> _Set task_
Repeat each entry exactly and drop the pictures.

(Collection entries)
══════════

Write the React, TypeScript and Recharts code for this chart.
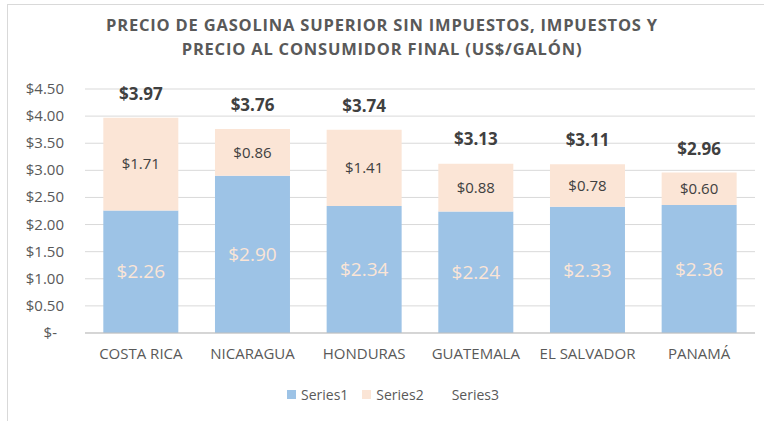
import { Bar, ComposedChart, CartesianGrid, LabelList, Line, XAxis, YAxis } from "recharts";

const countries = ["COSTA RICA", "NICARAGUA", "HONDURAS", "GUATEMALA", "EL SALVADOR", "PANAMÁ"];
const sinImpuestos = [2.26, 2.9, 2.34, 2.24, 2.33, 2.36];
const impuestos = [1.71, 0.86, 1.41, 0.88, 0.78, 0.6];
const precioFinal = [3.97, 3.76, 3.74, 3.13, 3.11, 2.96];
const yTicks = [0, 0.5, 1, 1.5, 2, 2.5, 3, 3.5, 4, 4.5];
const seriesNames = ["Series1", "Series2", "Series3"];

const data = countries.map((name, i) => ({
  name,
  s1: sinImpuestos[i],
  s2: impuestos[i],
  s3: precioFinal[i],
}));

const BLUE = "#9DC3E6";
const PEACH = "#FBE5D6";
const GRID = "#D9D9D9";
const TEXT = "#595959";
const DARK = "#404040";
const FONT = "'Open Sans', sans-serif";
// Series3 (the totals) has no visible fill, only its labels
const legendColors = [BLUE, PEACH, "transparent"];

const money = (v: number) => `$${v.toFixed(2)}`;

function YTick({ x, y, payload }: any) {
  const v = Number(payload.value);
  return (
    <text x={v === 0 ? x - 7 : x} y={y} dy={5} textAnchor="end" fill={TEXT} fontSize={15} fontFamily={FONT}>
      {v === 0 ? "$-" : money(v)}
    </text>
  );
}

function TotalLabel({ x, y, value }: any) {
  return (
    <text x={x} y={y - 18} textAnchor="middle" fill={DARK} fontSize={17} fontWeight="bold" fontFamily={FONT}>
      {money(Number(value))}
    </text>
  );
}

export default function App() {
  return (
    <div style={{ position: "absolute", left: 0, top: 0, width: 764, height: 421, background: "#fff", overflow: "hidden" }}>
      <div
        style={{
          position: "absolute",
          left: 7,
          top: 4,
          width: 800,
          height: 500,
          borderLeft: "1px solid #D9D9D9",
          borderTop: "1px solid #D9D9D9",
        }}
      />
      <div
        style={{
          position: "absolute",
          left: 0,
          width: 764,
          top: 13,
          textAlign: "center",
          fontFamily: FONT,
          fontWeight: "bold",
          fontSize: 16.5,
          lineHeight: "24px",
          letterSpacing: 0.8,
          color: TEXT,
        }}
      >
        PRECIO DE GASOLINA SUPERIOR SIN IMPUESTOS, IMPUESTOS Y
        <br />
        PRECIO AL CONSUMIDOR FINAL (US$/GALÓN)
      </div>
      <div style={{ position: "absolute", left: 0, top: 0 }}>
        <ComposedChart
          width={764}
          height={421}
          data={data}
          margin={{ top: 89, right: 9, bottom: 58, left: 0 }}
          barCategoryGap="16.4%"
        >
          <CartesianGrid stroke={GRID} vertical={false} />
          <XAxis
            dataKey="name"
            height={30}
            axisLine={{ stroke: "#BFBFBF" }}
            tickLine={false}
            tickSize={0}
            tickMargin={15}
            tick={{ fill: TEXT, fontSize: 15, fontFamily: FONT }}
            interval={0}
          />
          <YAxis
            width={85}
            domain={[0, 4.5]}
            ticks={yTicks}
            interval={0}
            axisLine={false}
            tickLine={false}
            tickSize={0}
            tickMargin={21}
            tick={<YTick />}
          />
          <Bar dataKey="s1" name="Series1" stackId="a" fill={BLUE} isAnimationActive={false}>
            <LabelList
              dataKey="s1"
              position="center"
              formatter={(v: any) => money(Number(v))}
              fill={PEACH}
              fontSize={19}
              fontFamily={FONT}
            />
          </Bar>
          <Bar dataKey="s2" name="Series2" stackId="a" fill={PEACH} isAnimationActive={false}>
            <LabelList
              dataKey="s2"
              position="center"
              formatter={(v: any) => money(Number(v))}
              fill={DARK}
              fontSize={15}
              fontFamily={FONT}
            />
          </Bar>
          <Line dataKey="s3" name="Series3" stroke="none" dot={false} activeDot={false} isAnimationActive={false}>
            <LabelList dataKey="s3" content={<TotalLabel />} />
          </Line>
        </ComposedChart>
      </div>
      <div
        style={{
          position: "absolute",
          left: 0,
          width: 764,
          top: 385,
          display: "flex",
          justifyContent: "center",
          gap: 14,
          paddingLeft: 22,
          boxSizing: "border-box",
          fontFamily: FONT,
          fontSize: 14,
          color: TEXT,
        }}
      >
        {seriesNames.map((n, i) => (
          <span key={n} style={{ display: "flex", alignItems: "center" }}>
            <span style={{ display: "inline-block", width: 9, height: 9, marginRight: 5, background: legendColors[i] }} />
            {n}
          </span>
        ))}
      </div>
    </div>
  );
}
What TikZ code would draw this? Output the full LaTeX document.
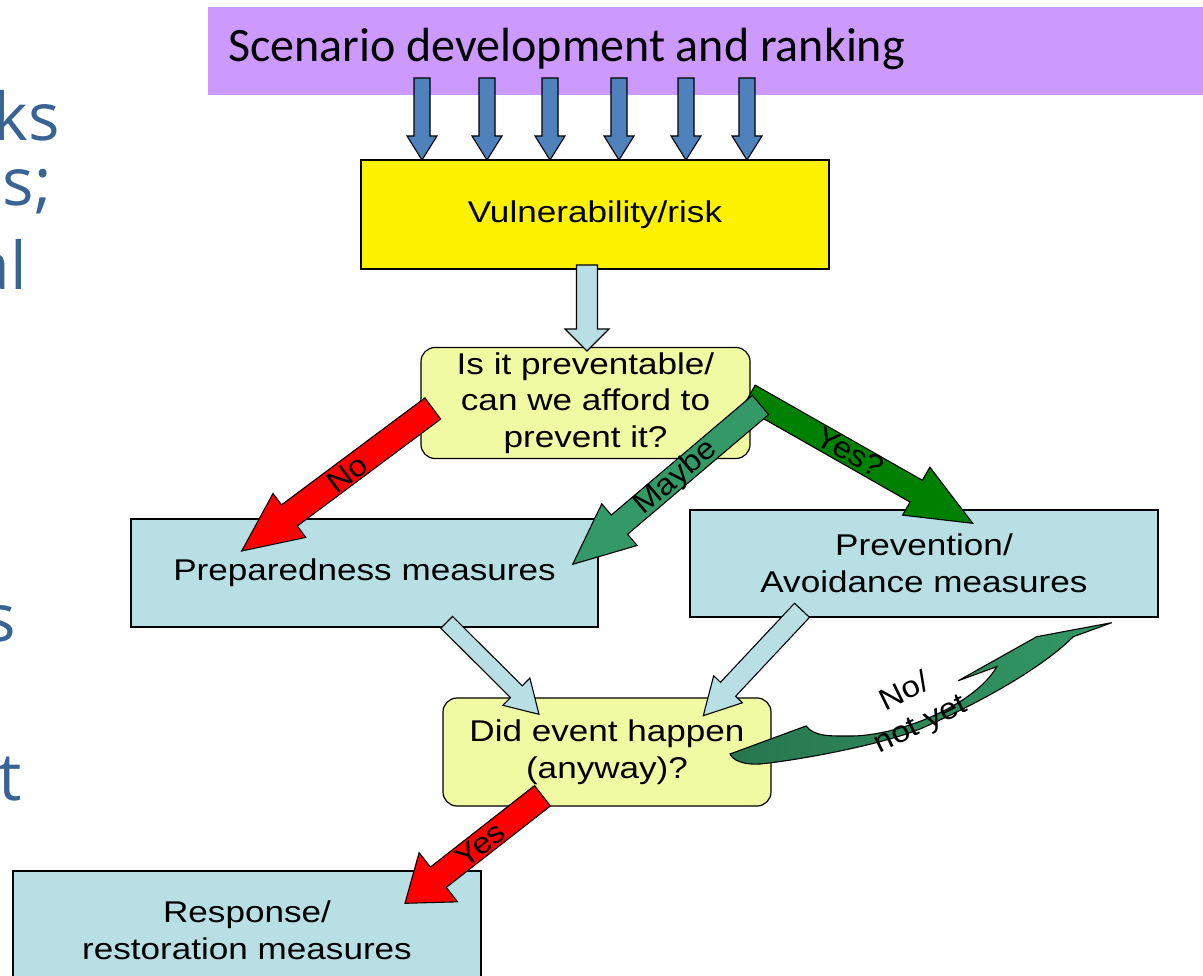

══════════

> _Exercise response_
Write the React, TypeScript and Recharts code for this chart.
import { Bar, ComposedChart, CartesianGrid, LabelList, Line, XAxis, YAxis } from "recharts";

const countries = ["COSTA RICA", "NICARAGUA", "HONDURAS", "GUATEMALA", "EL SALVADOR", "PANAMÁ"];
const sinImpuestos = [2.26, 2.9, 2.34, 2.24, 2.33, 2.36];
const impuestos = [1.71, 0.86, 1.41, 0.88, 0.78, 0.6];
const precioFinal = [3.97, 3.76, 3.74, 3.13, 3.11, 2.96];
const yTicks = [0, 0.5, 1, 1.5, 2, 2.5, 3, 3.5, 4, 4.5];
const seriesNames = ["Series1", "Series2", "Series3"];

const data = countries.map((name, i) => ({
  name,
  s1: sinImpuestos[i],
  s2: impuestos[i],
  s3: precioFinal[i],
}));

const BLUE = "#9DC3E6";
const PEACH = "#FBE5D6";
const GRID = "#D9D9D9";
const TEXT = "#595959";
const DARK = "#404040";
const FONT = "'Open Sans', sans-serif";
// Series3 (the totals) has no visible fill, only its labels
const legendColors = [BLUE, PEACH, "transparent"];

const money = (v: number) => `$${v.toFixed(2)}`;

function YTick({ x, y, payload }: any) {
  const v = Number(payload.value);
  return (
    <text x={v === 0 ? x - 7 : x} y={y} dy={5} textAnchor="end" fill={TEXT} fontSize={15} fontFamily={FONT}>
      {v === 0 ? "$-" : money(v)}
    </text>
  );
}

function TotalLabel({ x, y, value }: any) {
  return (
    <text x={x} y={y - 18} textAnchor="middle" fill={DARK} fontSize={17} fontWeight="bold" fontFamily={FONT}>
      {money(Number(value))}
    </text>
  );
}

export default function App() {
  return (
    <div style={{ position: "absolute", left: 0, top: 0, width: 764, height: 421, background: "#fff", overflow: "hidden" }}>
      <div
        style={{
          position: "absolute",
          left: 7,
          top: 4,
          width: 800,
          height: 500,
          borderLeft: "1px solid #D9D9D9",
          borderTop: "1px solid #D9D9D9",
        }}
      />
      <div
        style={{
          position: "absolute",
          left: 0,
          width: 764,
          top: 13,
          textAlign: "center",
          fontFamily: FONT,
          fontWeight: "bold",
          fontSize: 16.5,
          lineHeight: "24px",
          letterSpacing: 0.8,
          color: TEXT,
        }}
      >
        PRECIO DE GASOLINA SUPERIOR SIN IMPUESTOS, IMPUESTOS Y
        <br />
        PRECIO AL CONSUMIDOR FINAL (US$/GALÓN)
      </div>
      <div style={{ position: "absolute", left: 0, top: 0 }}>
        <ComposedChart
          width={764}
          height={421}
          data={data}
          margin={{ top: 89, right: 9, bottom: 58, left: 0 }}
          barCategoryGap="16.4%"
        >
          <CartesianGrid stroke={GRID} vertical={false} />
          <XAxis
            dataKey="name"
            height={30}
            axisLine={{ stroke: "#BFBFBF" }}
            tickLine={false}
            tickSize={0}
            tickMargin={15}
            tick={{ fill: TEXT, fontSize: 15, fontFamily: FONT }}
            interval={0}
          />
          <YAxis
            width={85}
            domain={[0, 4.5]}
            ticks={yTicks}
            interval={0}
            axisLine={false}
            tickLine={false}
            tickSize={0}
            tickMargin={21}
            tick={<YTick />}
          />
          <Bar dataKey="s1" name="Series1" stackId="a" fill={BLUE} isAnimationActive={false}>
            <LabelList
              dataKey="s1"
              position="center"
              formatter={(v: any) => money(Number(v))}
              fill={PEACH}
              fontSize={19}
              fontFamily={FONT}
            />
          </Bar>
          <Bar dataKey="s2" name="Series2" stackId="a" fill={PEACH} isAnimationActive={false}>
            <LabelList
              dataKey="s2"
              position="center"
              formatter={(v: any) => money(Number(v))}
              fill={DARK}
              fontSize={15}
              fontFamily={FONT}
            />
          </Bar>
          <Line dataKey="s3" name="Series3" stroke="none" dot={false} activeDot={false} isAnimationActive={false}>
            <LabelList dataKey="s3" content={<TotalLabel />} />
          </Line>
        </ComposedChart>
      </div>
      <div
        style={{
          position: "absolute",
          left: 0,
          width: 764,
          top: 385,
          display: "flex",
          justifyContent: "center",
          gap: 14,
          paddingLeft: 22,
          boxSizing: "border-box",
          fontFamily: FONT,
          fontSize: 14,
          color: TEXT,
        }}
      >
        {seriesNames.map((n, i) => (
          <span key={n} style={{ display: "flex", alignItems: "center" }}>
            <span style={{ display: "inline-block", width: 9, height: 9, marginRight: 5, background: legendColors[i] }} />
            {n}
          </span>
        ))}
      </div>
    </div>
  );
}
What TikZ code would draw this? Output the full LaTeX document.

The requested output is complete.